Sabrina758 29/10/2022
Em seu livro de memórias, a Michelle Zauner, mais conhecida pelo seu projeto musical Japanese Breakfast, narra as transformações em sua vida após a morte de sua mãe devido ao câncer. Um livro recheado de referências, culinária e memória afetiva, família, luto e ressentimento, mas também superação. De que forma ela poderia se reconectar a uma cultura e honrar a relação e memórias com a mãe?
A Michelle enfrentou várias perdas e crises de identidade. Primeiro sua vó, depois a tia e, por último, a mãe. As duas últimas de câncer. Desde a infância, por conta de sua dupla nacionalidade, teve dificuldades em se encaixar e encontrar nas duas culturas. Sua mãe, coreana, era a maior ligação que a Zauner tinha com o país. Apesar de ter nascido na Coréia, seus pais mudaram para o Oregon quando ela tinha 1 ano de idade.
Uma vida inteira nos EUA, mesmo recebendo uma educação mais rígida, característica dos lares asiáticos, ela se rebelou e foi uma adolescente fora da curva. O que, bem, é esperado nessa faixa etária também. Mas, por pensar e agir tão diferente das expectativas de sua mãe, gerou muitos conflitos, especialmente quando começou a se interessar por música e seus pais não apoiavam esse sonho. Michelle passou por uma depressão, o que também interferiu em seus estudos e relação com os pais.
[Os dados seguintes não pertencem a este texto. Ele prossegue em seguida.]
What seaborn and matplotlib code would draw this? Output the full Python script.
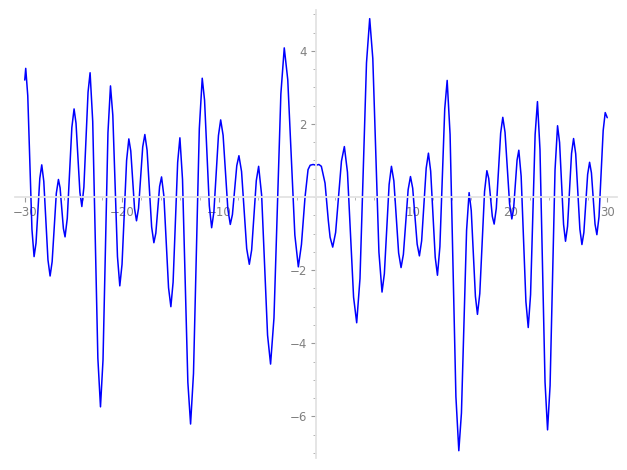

É uma narrativa muito sensível, sincera e complexa. Ao longo dos capítulos vamos descobrindo o que tornou a Michelle a mulher que é hoje, e como isso também refletiu em sua arte. Ela cresceu no meio de uma relação quase simbiótica com a mãe, que foi se dissipando a medida que crescia e não conseguiam se fazer entender. O pai sempre muito fora do protagonismo, seu papel sendo de prover para a família, com uma ligação emocional bem mínima.
Quando a mãe adoece, Michelle já morava sozinha e estava tentando fazer a carreira musical funcionar, enquanto trabalhava em vários empregos de meio período para sustentar esse sonho. Apesar do quão duro isso é, o câncer fez com que ela enxergasse o tempo que perdeu, o quanto poderia ter valorizado mais a mãe, mesmo em suas diferenças. Puniu-se, tentando fazer de tudo para ser a filha que a mãe sempre sonhou. E, apesar de tudo, foi necessário para que ela finalmente se estruturasse e compreendesse que existiam coisas fora do seu controle, que ela não precisava ser "a filha ideal" para ser amada e amar a mãe.
Uma das coisas mais especiais nessa leitura foi a importância da comida. As viagens para a Coréia, os diversos sabores, a relação com a família materna, etc. Michelle demorou, mas aprendeu, finalmente, que ela não precisava provar nada a ninguém, nem se encaixar em moldes. Ela é birracial, e a conexão que ela tem com as duas culturas é unicamente dela. Quando ela cozinha e prova sabores, texturas e aromas que a lembram da mãe e sua terra natal, está exercendo algo que é, também, parte inerente dela. É realmente uma jornada muito bonita e igualmente dura, e eu amo como isso reflete em sua música até hoje.